Mr Nilsson's cottage

The apricot which we'd forgotten about because it lives behind an army of black bamboo and two roses and a huge, overgrown flax plant, is enjoying its position on the hillside and is producing small, hard, sweet apricots in the palest shade of yellow that taste intensely, the skin cracking under the bursting flavor. I love that I ventured up the hill this morning in my riding boots, through the jungle and flax and bamboo, and stuffed my pockets full of the little things like a child stealing apples from the neighbors' tree. As a consequence, I now have a tummy ache, just like a child.

There is a picture of Bumbles Tea Room on the sill in my office, next to Noony age 7 doing AYSO. It's from my friend Chris, and he notes on the back "St Ives Cornwall - very groovy artist community" and I wonder whether this is my destiny. Imagine a tea room where the fat and jolly lady with the rosy cheeks who runs it really is called Bumble? A few chickens in the back for the egg sandwiches. Some tomatoes growing up the wall. An apricot tree, of course, and Bob's your uncle. I love that people send me bee stuff. My collection is swelling.

Briar is beginning to look like Popeye. Her front end is big and muscled and strong, and her back legs are skinny and puny. Her shoulders and chest carry the rest of her along, and her back legs just follow, going through the motions. Often now, I have to help her up, because she just can't propel herself up from behind.

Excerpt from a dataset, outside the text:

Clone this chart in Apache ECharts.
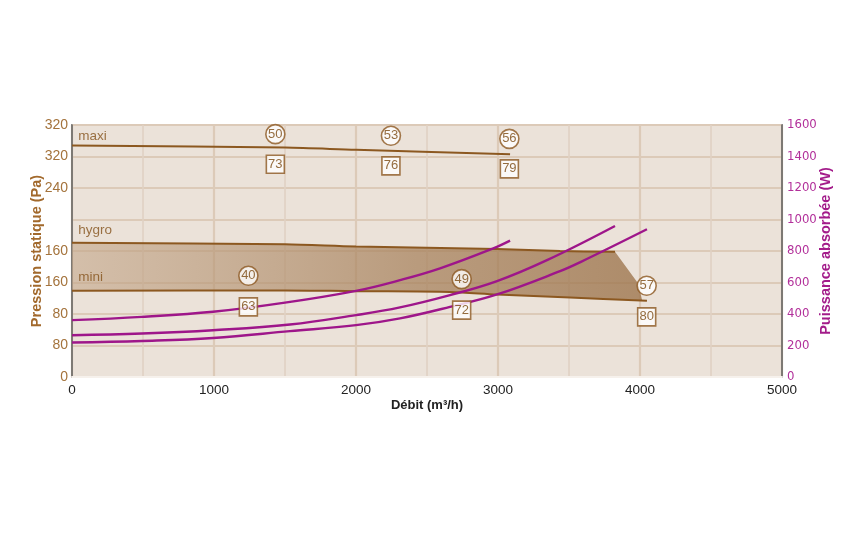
<!DOCTYPE html>
<html><head><meta charset="utf-8">
<script src="https://cdn.jsdelivr.net/npm/echarts@6/dist/echarts.min.js"></script>
<style>html,body{margin:0;padding:0;background:#fff}#c{width:860px;height:538px}</style>
</head><body><div id="c"></div>
<script>
// ---- data (x = Débit m3/h, brown curves on left scale, purple curves in W) ----
const xTickLabels = ['0','1000','2000','3000','4000','5000'];
const leftTickLabels = ['0','80','80','160','160','','240','320','320'];
const rightTickLabels = ['0','200','400','600','800','1000','1200','1400','1600'];

const maxiX = [0, 1500, 2000, 3085];
const maxiP = [294, 291.4, 288.5, 283];
const hygroX = [0, 1500, 2000, 2993, 3437, 3824];
const hygroP = [170.5, 168.5, 165.7, 162.5, 160, 159];
const miniX = [0, 1500, 2000, 2662, 2993, 3507, 4049];
const miniP = [109.5, 110, 109, 108, 104.8, 101, 96.7];
const zoneEdgeX = [3986, 4015];
const zoneEdgeP = [119.2, 97.5];

const powerAX = [0, 493, 993, 1500, 2000, 2310, 2592, 2967, 3085];
const powerA  = [361, 382, 414, 472, 547, 615, 690, 817, 866];
const powerBX = [0, 493, 993, 1535, 2000, 2310, 2662, 2993, 3345, 3824];
const powerB  = [265, 276, 297, 333, 393, 442, 520, 609, 742, 959];
const powerCX = [0, 493, 993, 1535, 2000, 2310, 2662, 2993, 3437, 3577, 4049];
const powerC  = [219, 229, 248, 291, 329, 372, 445, 524, 672, 728, 938];

const curveNames = ['maxi', 'hygro', 'mini'];
const curveNameX = [30, 30, 30];
const curveNameP = [306, 186.5, 126.5];

const circleText = ['50', '53', '56', '40', '49', '57'];
const circleX = [1432, 2246, 3080, 1242, 2744, 4047];
const circleP = [308.4, 306.3, 302.4, 128.5, 124.3, 115.8];
const boxText = ['73', '76', '79', '63', '72', '80'];
const boxX = [1432, 2246, 3080, 1242, 2744, 4047];
const boxP = [270.2, 268.1, 264.3, 89.1, 84.9, 76.3];

// ---- build ----
const zip = (xs, ys) => xs.map((x, i) => [x, ys[i]]);
const FONT = '"Liberation Sans", Arial, sans-serif';
const BROWN = '#8c5820';
const PURPLE = '#9e168a';

// pick a condensed font for the right-hand labels if one is installed
function hasFont(name) {
  const ctx = document.createElement('canvas').getContext('2d');
  const s = '1600 1400 abcdefghij';
  ctx.font = '20px monospace'; const w1 = ctx.measureText(s).width;
  ctx.font = '20px "' + name + '", monospace'; const w2 = ctx.measureText(s).width;
  ctx.font = '20px serif'; const w3 = ctx.measureText(s).width;
  ctx.font = '20px "' + name + '", serif'; const w4 = ctx.measureText(s).width;
  return w1 !== w2 || w3 !== w4;
}
let narrowFont = null;
for (const f of ['Liberation Sans Narrow', 'DejaVu Sans Condensed', 'Roboto Condensed', 'Open Sans Condensed']) {
  if (hasFont(f)) { narrowFont = f; break; }
}
const rightLabelFont = narrowFont ? '"' + narrowFont + '"' : FONT;
const rightLabelSize = narrowFont ? 13 : 12.5;

const zonePoly = zip(hygroX, hygroP)
  .concat(zip(zoneEdgeX, zoneEdgeP))
  .concat(zip(miniX.slice(0, -1), miniP.slice(0, -1)).reverse());

const chart = echarts.init(document.getElementById('c'), null, {renderer: 'canvas'});
chart.setOption({
  animation: false,
  textStyle: {fontFamily: FONT},
  grid: {left: 72, right: 78, top: 125, bottom: 161, show: true,
         backgroundColor: '#ebe2d9', borderColor: '#5e5e5e', borderWidth: 1.5},
  xAxis: {
    type: 'value', min: 0, max: 5000, interval: 1000,
    name: 'Débit (m³/h)', nameLocation: 'middle', nameGap: 22, nameMoveOverlap: false,
    nameTextStyle: {fontFamily: FONT, fontWeight: 'bold', fontSize: 13, color: '#222'},
    axisLine: {show: true, lineStyle: {color: '#f6f1ec', width: 2}},
    axisTick: {show: false},
    axisLabel: {fontFamily: FONT, fontSize: 13.5, color: '#222', margin: 6,
                formatter: v => xTickLabels[Math.round(v / 1000)]},
    splitLine: {show: true, lineStyle: {color: '#dccab8', width: 2.2}},
    minorTick: {show: false, splitNumber: 2},
    minorSplitLine: {show: true, lineStyle: {color: '#e0d1c3', width: 1.6}}
  },
  yAxis: [{
    type: 'value', min: 0, max: 320, interval: 40, position: 'left',
    name: 'Pression statique (Pa)', nameLocation: 'middle', nameGap: 28, nameRotate: 90,
    nameMoveOverlap: false,
    nameTextStyle: {fontFamily: FONT, fontWeight: 'bold', fontSize: 14.5, color: '#a2692c'},
    axisLine: {show: true, lineStyle: {color: '#5e5e5e', width: 1.5}},
    axisTick: {show: false},
    axisLabel: {fontFamily: FONT, fontSize: 14, color: '#a4733c', margin: 4,
                formatter: v => leftTickLabels[Math.round(v / 40)]},
    splitLine: {show: false}
  }, {
    type: 'value', min: 0, max: 1600, interval: 200, position: 'right',
    name: 'Puissance absorbée (W)', nameLocation: 'middle', nameGap: 36, nameRotate: 90,
    nameMoveOverlap: false,
    nameTextStyle: {fontFamily: FONT, fontWeight: 'bold', fontSize: 14.5, color: '#a31c8a'},
    axisLine: {show: true, lineStyle: {color: '#5e5e5e', width: 1.5}},
    axisTick: {show: false},
    axisLabel: {fontFamily: rightLabelFont, fontSize: rightLabelSize, color: '#b2309a', margin: 5,
                formatter: v => rightTickLabels[Math.round(v / 200)]},
    splitLine: {show: true, lineStyle: {color: '#dccab8', width: 2}}
  }],
  series: [
    {
      type: 'custom', yAxisIndex: 0, z: 1, silent: true,
      data: [0],
      renderItem: (params, api) => ({
        type: 'polygon',
        shape: {points: zonePoly.map(p => api.coord(p))},
        style: {fill: new echarts.graphic.LinearGradient(0, 0, 1, 0, [
          {offset: 0, color: 'rgba(196,167,138,0.6)'},
          {offset: 0.6, color: 'rgba(166,128,90,0.72)'},
          {offset: 1, color: 'rgba(158,118,78,0.8)'}])}
      })
    },
    {type: 'line', yAxisIndex: 0, data: zip(maxiX, maxiP), smooth: 0.3, symbol: 'none', z: 3,
     lineStyle: {color: BROWN, width: 2}},
    {type: 'line', yAxisIndex: 0, data: zip(hygroX, hygroP), smooth: 0.3, symbol: 'none', z: 3,
     lineStyle: {color: BROWN, width: 2}},
    {type: 'line', yAxisIndex: 0, data: zip(miniX, miniP), smooth: 0.3, symbol: 'none', z: 3,
     lineStyle: {color: BROWN, width: 2}},
    {type: 'line', yAxisIndex: 1, data: zip(powerAX, powerA), smooth: 0.4, symbol: 'none', z: 4,
     lineStyle: {color: PURPLE, width: 2.4}},
    {type: 'line', yAxisIndex: 1, data: zip(powerBX, powerB), smooth: 0.4, symbol: 'none', z: 4,
     lineStyle: {color: PURPLE, width: 2.4}},
    {type: 'line', yAxisIndex: 1, data: zip(powerCX, powerC), smooth: 0.4, symbol: 'none', z: 4,
     lineStyle: {color: PURPLE, width: 2.4}},
    {type: 'scatter', yAxisIndex: 0, z: 6, symbol: 'circle', symbolSize: 0.1,
     itemStyle: {color: 'transparent'},
     data: curveNames.map((n, i) => ({name: n, value: [curveNameX[i], curveNameP[i]]})),
     label: {show: true, position: 'right', distance: 2, formatter: p => p.name,
             fontFamily: FONT, fontSize: 13.5, color: '#85531c'}},
    {type: 'scatter', yAxisIndex: 0, z: 6, symbol: 'circle', symbolSize: 19,
     itemStyle: {color: '#fff', borderColor: BROWN, borderWidth: 1.6},
     data: circleText.map((t, i) => ({name: t, value: [circleX[i], circleP[i]]})),
     label: {show: true, position: 'inside', formatter: p => p.name,
             fontFamily: FONT, fontSize: 13, color: '#7a4810'}},
    {type: 'scatter', yAxisIndex: 0, z: 6, symbol: 'rect', symbolSize: [18, 18],
     itemStyle: {color: '#fff', borderColor: BROWN, borderWidth: 1.6},
     data: boxText.map((t, i) => ({name: t, value: [boxX[i], boxP[i]]})),
     label: {show: true, position: 'inside', formatter: p => p.name,
             fontFamily: FONT, fontSize: 13, color: '#7a4810'}}
  ]
});
</script></body></html>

We are all trying to figure out how to fit 5 adults, 5 teenagers and 2 littles into the summerhouse in Norway. There are two ship's cabins with bunk beds, one cellar room with two beds, and two normal sized rooms each with two beds. That's ten beds for twelve people. My mother, ever brilliant, may I say, having been emboldened, one assumes, by the man with the scythe who helped her cut the lawn today (he believes in God and Jesus and doesn't like swearing so she got a ticking off when she said the Norwegian equivalent of "oh this bloody grass is a pain" or something like that), has been to visit Mr. Nilsson, the old ship's engineer who has a sign up for a room to let. Mr. Nilsson, who is dead I think, lives in what J likes to call the scrappiest house on the street. His is the garden with the wind chimes in various shapes and sizes, the pink flamingos perching precariously on one leg, the garden gnomes, the flower-shaped windmills and he has bad 50s nylon flower-print curtains in the window. But, as if by magic, Mr. Nilsson (or his heir apparent) has a little hut behind the house which is apparently rather nice - with a bunk bed and a normal bed, a little kitchen, a loo and a sitting room of sorts. What a perfect little summerhouse for a 12, 13 and 14-year old girl, I think to myself. They could play house and wake up to the sound of the cows mooing right by the water (as they do). My aunt, bless her heart, is certainly not going to offer to house anyone in her house. She's a grumpy old thing. With beautiful, piano-playing fingers. But not what I like to call blessed with the generosity gene. So my mother, excited as can be, calls me, pleased as punch. I told her she should have a summer romance with the religious grass cutter and she giggled girlishly.